The crux of this approach, Facebook says, is using existing, public, user-supplied hashtags as labels instead of manually categorising each picture. By training its computer vision system with a 1 billion-image version of the data set, Facebook claims to have achieved a record-high score of 85.4 percent accuracy on ImageNet, a benchmarking tool.

"We rely almost entirely on hand-curated, human-labelled data sets. If a person hasn't spent the time to label something specific in an image, even the most advanced computer vision systems won't be able to identify it," said Mike Schroepfer, Facebook's chief technology officer.
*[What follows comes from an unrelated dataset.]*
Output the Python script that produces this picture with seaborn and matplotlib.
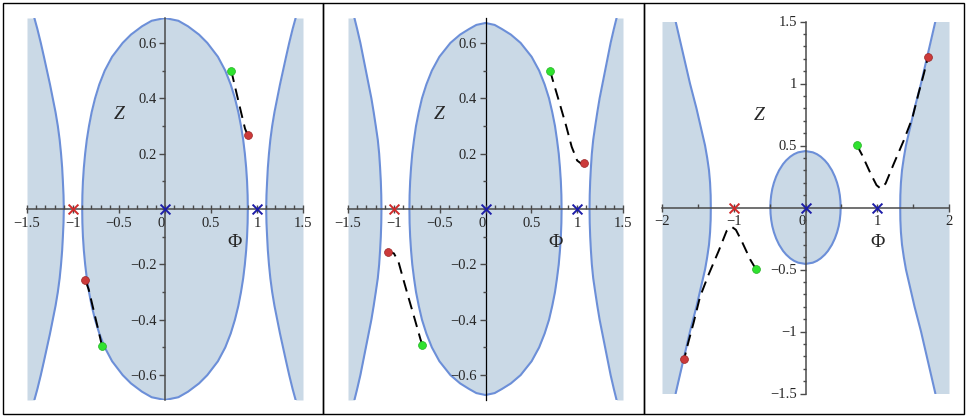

The issue with this approach is determining which hashtags are relevant to the content in the images. There could be several reasons why a person would add a tag, but all of them may not necessarily indicate objects in the image. In order to filter such data out, Facebook also created its own system that prioritises relevant content, a move to create what it calls the 'large-scale hashtag prediction model.'

In the future, Facebook is also planning to find other ways to use hashtags as labels for computer vision. Those could include using AI to understand video footage or to change how an image is ranked in Facebook feeds. Also, hashtags could help systems to recognise when an image falls under not only a general category but also a more specific subcategory.

Notably, Facebook is only using object-based data right now, and may not be trying to draw inferences about user behavior from the images. Technically, Facebook has managed to achieve an impressive feat by effectively organising such huge amounts of data and turning it into a useful software tool. However, it might raise some eyebrows especially amid the crisis that unfolded in recent weeks over the sharing of personal user data.